Words from our President: NASCSP’s True Colors

A recent episode of The Colbert Report poked fun at gas company, Talisman Energy’s latest public relations efforts to “greenwash,” as Stephen Colbert put it, hydraulic fracturing (fracking). In the wake of widespread public concern over the possible environmental impacts of fracking, Talisman released a coloring book for kids that illustrates the benefits of this controversial practice. The coloring book apparently features a “Friendly Fracosaurus” character who explains the mechanics of fracking in lively line drawings.

Struck by this interesting PR effort on the part of the drilling industry, I began to look around. Turns out all kinds of causes out there have a coloring book to peddle their political agenda. That’s right, a coloring book. The pro-frackers, the anti-Schwarzeneggers, and the Tea Partiers all have them. There’s even one by the Obama administration with nice platitudes about nationalized health care, freedom, and jobs. Hmmm. I’m not sure there’s really any political advantage to exploiting young children’s love of smearing colored wax on paper, but I guess it’s one way to get your message out there.

Getting our message out there is constantly on the minds of NASCSP staff and leadership. We’re working tirelessly behind the scenes to get our messages out and to impact important decisions in these difficult economic times. We’re continually combating inaccurate press about CSBG and WAP, advocating against funding cuts, and providing feedback to the Feds on proposed reforms to programs. Maybe we should try a coloring book.

NASCSP Goes Up the Hill

Our Government Relations team continues to inform legislators about the value of CSBG and WAP. But we’re ratcheting up our game again. Brad Penney has just signed on as our new General Counsel to work with us on policy issues. Additional expertise and more staff means a greater presence on the Hill and more opportunities to get our message out (or to distribute our coloring books).

 NASCSP Sends a Message

Last month I mentioned that the federal Administration for Children and Families (ACF) wants to see some changes in how CSBG operates and asked for input from states, agencies, and partner organizations. So after several meetings with ACF leadership, and countless discussions with states and board members, NASCSP submitted a letter providing strong recommendations around strengthening state authority and flexibility and creating a stronger network.
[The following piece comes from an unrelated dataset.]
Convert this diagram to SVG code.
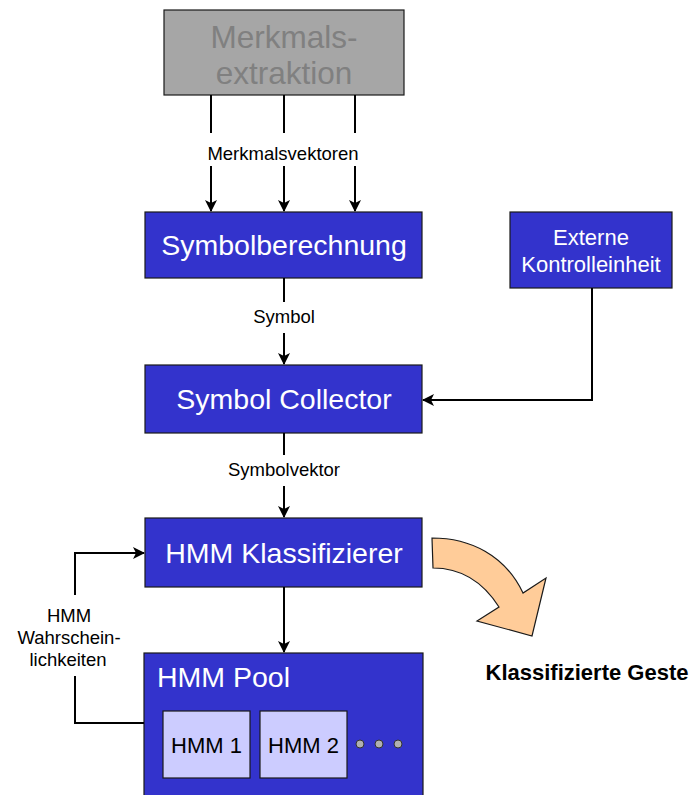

At the same time, we were articulating the States’ perspectives on CSBG reform, NASCSP joined with the Community Action Partnership (CAP), to lay out our common priorities and concerns. A draft of the resulting policy recommendations was put out for comment on CSBG Network websites, several listserves, and at the CAPLAW conference.  Thanks, everyone, for the wealth of thoughtful feedback. Overall, the joint recommendations affirmed the CSBG Network’s desire to strengthen performance and accountability at all levels. Next, we need to solidify a plan, achieve consensus, and get buy-in from the CSBG Network.

Also, NASCSP and the Community Action Partnership will meet with ACF leadership soon to discuss the recommendations, chart some possible future joint efforts and set some timelines.  You’ll hear more about this soon, especially at NASCSP’s annual conference in September. There are many great opportunities for you, our members, to engage in the discussions and work.

 NASCSP Makes Friends

You may have noticed we’ve moved into social media to communicate and connect with members and spread the word outside the network. Our posts are informative, timely, and well-received. If you’re not already following us on Twitter and Facebook, do a search for us today “like” and “follow” us.

Social media, blogs, and opinion pieces all give us new platforms from which to counter inaccurate and even slanderous coverage that CSBG and WAP often draw. We also alert our 800-some followers about legislative and advocacy issues as they arise. And the communication doesn’t just flow in one direction. Many Community Action Agencies are very active on social media and it’s great to keep up with them and with what’s going on all around the network as well.

NASCSP Marches On

So why are we still emailing you an 8-1/2 x 11 formatted newsletter each month? Good question. Look for all the good stuff you’ve come to expect and more to migrate to a blog in the coming months, giving you up-to-the-minute information about all that’s going on in the network, as well as interesting articles to fill you in on the latest best practices, resources, and trainings.

Thanks for letting me try out our new coloring book communication strategy on you. I trust you see how much we’re doing here at NASCSP to advocate for low-income people on every front. The most important colors to fill in though, aren’t any new technologies or partnerships. They’re you, our members. Without your engagement in the discussion, sharing ideas, proven practices, insights, data and tireless advocacy in your spheres of influence, the picture is incomplete. When all the crayons in the crayon box are blended together they enhance the impact of the picture. What was once a basic picture, full of potential yet missing something, becomes a vibrant work of art when everyone lends a hand… er, crayon.